━━ Records shown

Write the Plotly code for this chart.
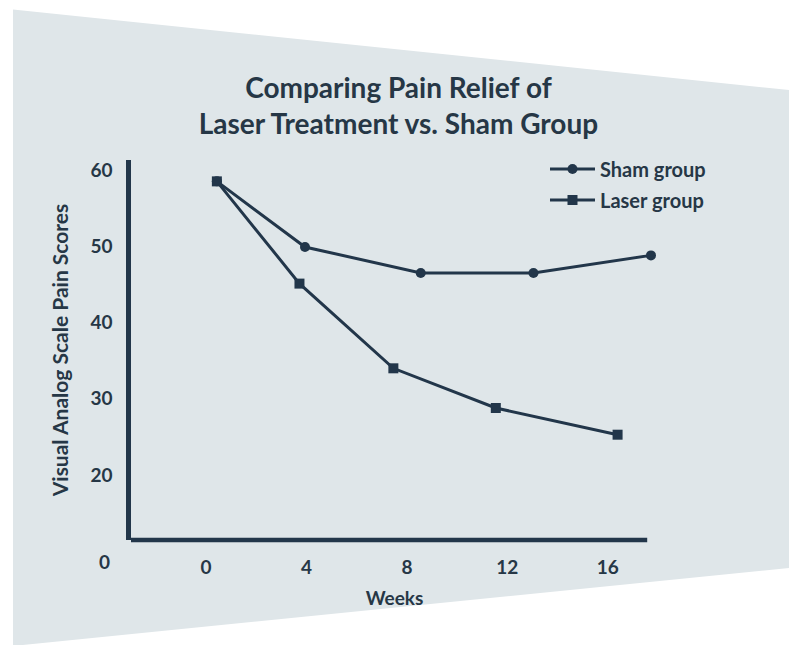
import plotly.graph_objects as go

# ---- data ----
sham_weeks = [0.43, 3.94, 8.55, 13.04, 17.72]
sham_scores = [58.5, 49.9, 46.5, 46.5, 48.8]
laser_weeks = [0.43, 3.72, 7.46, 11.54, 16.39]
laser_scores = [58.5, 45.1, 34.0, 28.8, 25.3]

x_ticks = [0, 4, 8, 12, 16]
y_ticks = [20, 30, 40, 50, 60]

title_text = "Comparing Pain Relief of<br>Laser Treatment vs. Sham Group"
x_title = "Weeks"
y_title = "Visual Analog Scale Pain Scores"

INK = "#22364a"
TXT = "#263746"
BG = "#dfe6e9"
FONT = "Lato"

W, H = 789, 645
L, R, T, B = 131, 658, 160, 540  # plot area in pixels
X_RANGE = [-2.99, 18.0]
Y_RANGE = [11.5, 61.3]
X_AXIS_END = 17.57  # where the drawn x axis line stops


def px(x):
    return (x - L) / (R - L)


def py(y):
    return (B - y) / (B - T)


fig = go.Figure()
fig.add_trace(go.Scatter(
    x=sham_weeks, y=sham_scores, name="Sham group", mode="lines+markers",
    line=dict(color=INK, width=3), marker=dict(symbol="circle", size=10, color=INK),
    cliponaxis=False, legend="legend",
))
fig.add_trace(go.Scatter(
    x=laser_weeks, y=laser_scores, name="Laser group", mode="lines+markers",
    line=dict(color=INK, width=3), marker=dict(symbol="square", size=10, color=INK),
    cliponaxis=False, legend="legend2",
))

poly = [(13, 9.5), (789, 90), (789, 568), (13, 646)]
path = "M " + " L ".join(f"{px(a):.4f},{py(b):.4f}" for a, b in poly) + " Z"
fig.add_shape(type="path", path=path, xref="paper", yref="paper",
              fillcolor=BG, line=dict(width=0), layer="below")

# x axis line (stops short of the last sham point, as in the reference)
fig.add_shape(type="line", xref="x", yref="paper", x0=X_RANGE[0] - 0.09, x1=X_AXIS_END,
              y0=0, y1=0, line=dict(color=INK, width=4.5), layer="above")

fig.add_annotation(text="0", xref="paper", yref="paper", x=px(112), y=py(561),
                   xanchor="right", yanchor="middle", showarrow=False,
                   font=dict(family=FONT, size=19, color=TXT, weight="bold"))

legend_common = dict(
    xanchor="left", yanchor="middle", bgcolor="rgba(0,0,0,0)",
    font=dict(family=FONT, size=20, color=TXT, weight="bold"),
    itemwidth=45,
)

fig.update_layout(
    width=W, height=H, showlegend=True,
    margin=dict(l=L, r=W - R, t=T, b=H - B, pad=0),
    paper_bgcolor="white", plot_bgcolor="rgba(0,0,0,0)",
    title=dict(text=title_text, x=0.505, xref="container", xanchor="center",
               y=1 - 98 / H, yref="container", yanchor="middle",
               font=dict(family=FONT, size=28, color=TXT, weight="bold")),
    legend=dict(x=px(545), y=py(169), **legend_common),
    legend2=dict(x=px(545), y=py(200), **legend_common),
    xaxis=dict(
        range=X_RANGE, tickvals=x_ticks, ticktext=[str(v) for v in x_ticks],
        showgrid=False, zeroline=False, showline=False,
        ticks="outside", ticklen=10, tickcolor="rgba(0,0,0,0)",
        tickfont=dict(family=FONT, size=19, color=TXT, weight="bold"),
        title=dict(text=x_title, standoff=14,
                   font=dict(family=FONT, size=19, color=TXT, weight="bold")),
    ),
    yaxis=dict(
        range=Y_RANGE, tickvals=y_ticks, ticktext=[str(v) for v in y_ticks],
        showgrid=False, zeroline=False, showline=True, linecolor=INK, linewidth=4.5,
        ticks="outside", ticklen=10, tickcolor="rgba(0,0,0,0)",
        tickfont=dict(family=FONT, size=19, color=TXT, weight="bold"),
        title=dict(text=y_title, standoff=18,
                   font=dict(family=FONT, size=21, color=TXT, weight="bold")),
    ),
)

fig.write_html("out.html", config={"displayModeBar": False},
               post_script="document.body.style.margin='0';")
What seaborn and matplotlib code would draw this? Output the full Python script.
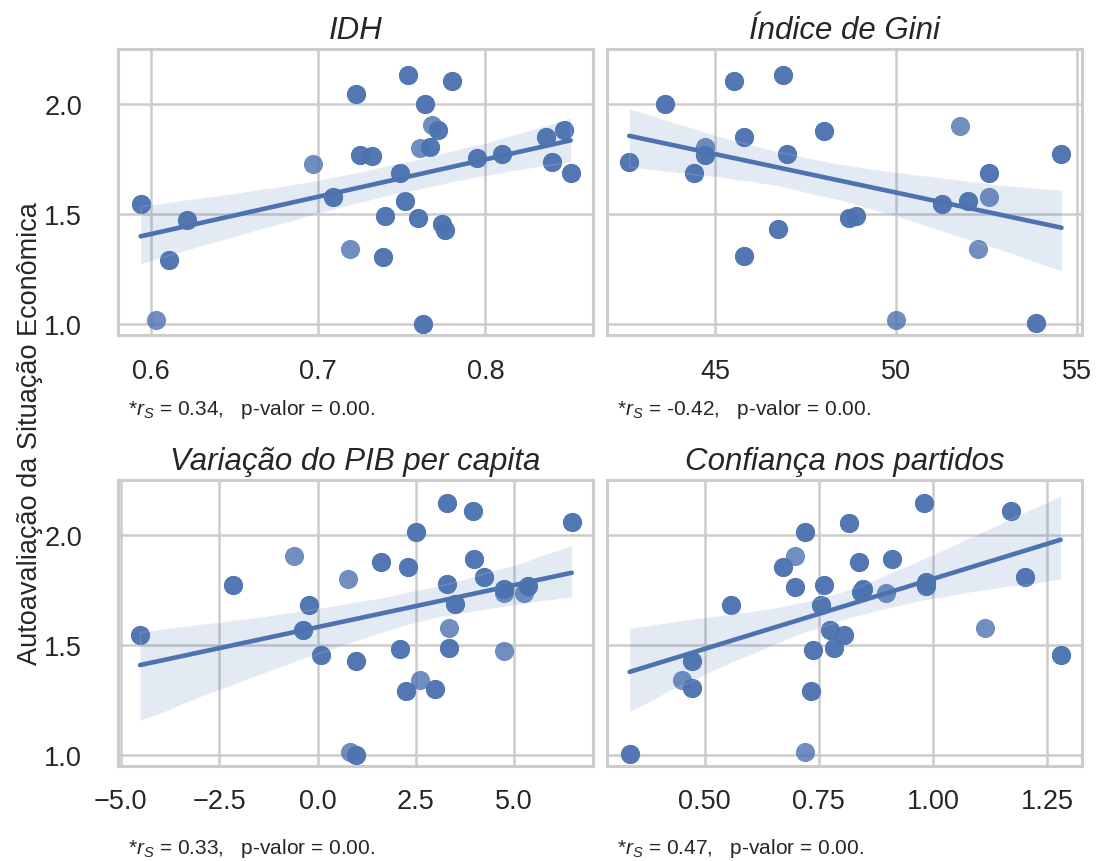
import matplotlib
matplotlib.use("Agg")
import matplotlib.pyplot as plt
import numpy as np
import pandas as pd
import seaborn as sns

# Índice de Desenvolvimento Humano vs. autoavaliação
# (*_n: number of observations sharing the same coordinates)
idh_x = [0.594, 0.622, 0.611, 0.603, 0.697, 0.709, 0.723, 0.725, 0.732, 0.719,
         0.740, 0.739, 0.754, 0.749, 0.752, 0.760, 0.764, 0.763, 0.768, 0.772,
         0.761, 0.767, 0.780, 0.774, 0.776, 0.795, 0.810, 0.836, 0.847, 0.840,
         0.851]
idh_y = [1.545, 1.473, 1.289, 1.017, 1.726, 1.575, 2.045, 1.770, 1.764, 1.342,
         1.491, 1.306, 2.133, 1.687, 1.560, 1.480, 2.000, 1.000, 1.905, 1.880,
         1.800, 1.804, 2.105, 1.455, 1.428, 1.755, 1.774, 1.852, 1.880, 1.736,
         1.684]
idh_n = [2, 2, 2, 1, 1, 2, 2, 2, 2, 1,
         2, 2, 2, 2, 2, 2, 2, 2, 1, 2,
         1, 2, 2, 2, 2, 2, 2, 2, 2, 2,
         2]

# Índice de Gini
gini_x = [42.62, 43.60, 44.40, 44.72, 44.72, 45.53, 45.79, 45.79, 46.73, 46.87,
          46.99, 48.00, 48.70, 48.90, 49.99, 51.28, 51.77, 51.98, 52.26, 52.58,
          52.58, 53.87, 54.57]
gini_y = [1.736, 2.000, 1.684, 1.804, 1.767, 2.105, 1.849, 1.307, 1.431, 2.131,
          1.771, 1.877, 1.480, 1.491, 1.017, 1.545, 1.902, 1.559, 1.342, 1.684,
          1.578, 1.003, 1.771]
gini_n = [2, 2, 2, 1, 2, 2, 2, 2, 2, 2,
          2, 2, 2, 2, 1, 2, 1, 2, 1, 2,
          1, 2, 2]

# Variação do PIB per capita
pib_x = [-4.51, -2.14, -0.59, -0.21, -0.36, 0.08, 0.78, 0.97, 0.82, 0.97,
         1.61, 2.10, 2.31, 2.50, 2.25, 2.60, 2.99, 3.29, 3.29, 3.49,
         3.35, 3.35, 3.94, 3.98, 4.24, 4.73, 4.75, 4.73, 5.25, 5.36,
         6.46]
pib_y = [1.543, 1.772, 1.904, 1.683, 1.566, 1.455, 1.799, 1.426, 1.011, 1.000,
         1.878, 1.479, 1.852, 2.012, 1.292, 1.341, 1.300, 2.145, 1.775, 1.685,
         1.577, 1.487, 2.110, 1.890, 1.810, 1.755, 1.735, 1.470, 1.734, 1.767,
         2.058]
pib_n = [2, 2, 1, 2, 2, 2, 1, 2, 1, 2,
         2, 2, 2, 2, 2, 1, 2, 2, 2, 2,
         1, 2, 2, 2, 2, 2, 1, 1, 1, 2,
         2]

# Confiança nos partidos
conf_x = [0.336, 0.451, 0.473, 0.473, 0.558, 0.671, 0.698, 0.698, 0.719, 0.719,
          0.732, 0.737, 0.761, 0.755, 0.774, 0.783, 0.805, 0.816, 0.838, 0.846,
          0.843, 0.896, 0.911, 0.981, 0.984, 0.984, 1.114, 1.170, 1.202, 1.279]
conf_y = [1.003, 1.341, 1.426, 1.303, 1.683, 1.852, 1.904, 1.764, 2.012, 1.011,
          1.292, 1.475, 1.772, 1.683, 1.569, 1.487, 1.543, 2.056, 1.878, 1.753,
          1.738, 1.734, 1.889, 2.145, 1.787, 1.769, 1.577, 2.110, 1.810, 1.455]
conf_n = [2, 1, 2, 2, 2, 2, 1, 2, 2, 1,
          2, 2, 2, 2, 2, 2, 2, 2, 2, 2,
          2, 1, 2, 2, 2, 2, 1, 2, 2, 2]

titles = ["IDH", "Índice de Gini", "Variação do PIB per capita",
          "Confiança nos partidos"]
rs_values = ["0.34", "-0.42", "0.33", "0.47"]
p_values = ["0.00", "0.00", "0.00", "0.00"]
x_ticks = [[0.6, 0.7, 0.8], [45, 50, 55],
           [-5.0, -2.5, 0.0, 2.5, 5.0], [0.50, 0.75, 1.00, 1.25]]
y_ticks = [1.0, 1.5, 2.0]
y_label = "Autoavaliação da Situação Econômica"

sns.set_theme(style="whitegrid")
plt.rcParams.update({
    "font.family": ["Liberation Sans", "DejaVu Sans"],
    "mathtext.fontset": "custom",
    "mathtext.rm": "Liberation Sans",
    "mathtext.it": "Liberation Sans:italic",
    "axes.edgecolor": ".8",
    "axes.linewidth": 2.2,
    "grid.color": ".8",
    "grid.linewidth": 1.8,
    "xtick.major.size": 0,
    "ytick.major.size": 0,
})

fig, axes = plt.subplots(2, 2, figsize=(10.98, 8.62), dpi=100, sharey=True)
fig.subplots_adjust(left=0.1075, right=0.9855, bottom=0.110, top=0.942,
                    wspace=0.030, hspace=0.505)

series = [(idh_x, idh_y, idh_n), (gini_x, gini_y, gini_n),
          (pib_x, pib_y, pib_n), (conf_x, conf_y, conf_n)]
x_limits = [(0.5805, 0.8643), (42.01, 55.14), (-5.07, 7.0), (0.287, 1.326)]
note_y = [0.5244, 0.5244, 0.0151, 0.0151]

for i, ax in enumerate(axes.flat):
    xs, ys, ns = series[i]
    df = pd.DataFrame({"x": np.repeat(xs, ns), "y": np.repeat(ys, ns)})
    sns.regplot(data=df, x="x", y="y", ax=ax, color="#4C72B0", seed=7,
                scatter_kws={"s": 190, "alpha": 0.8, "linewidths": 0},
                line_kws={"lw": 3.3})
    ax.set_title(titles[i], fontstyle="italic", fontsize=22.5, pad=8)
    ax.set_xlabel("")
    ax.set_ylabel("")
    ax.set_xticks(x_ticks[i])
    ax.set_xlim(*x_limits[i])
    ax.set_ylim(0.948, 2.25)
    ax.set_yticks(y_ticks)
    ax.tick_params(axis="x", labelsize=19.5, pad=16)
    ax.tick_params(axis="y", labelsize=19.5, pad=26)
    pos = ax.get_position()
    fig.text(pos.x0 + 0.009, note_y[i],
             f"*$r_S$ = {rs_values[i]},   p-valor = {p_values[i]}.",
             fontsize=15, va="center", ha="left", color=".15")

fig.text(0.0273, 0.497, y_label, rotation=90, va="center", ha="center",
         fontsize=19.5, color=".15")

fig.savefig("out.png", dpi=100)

━━━━

*Written problem*
Copy out every line in the entries above that holds "seaborn".

*Exercise output*
What seaborn and matplotlib code would draw this? Output the full Python script.
import seaborn as sns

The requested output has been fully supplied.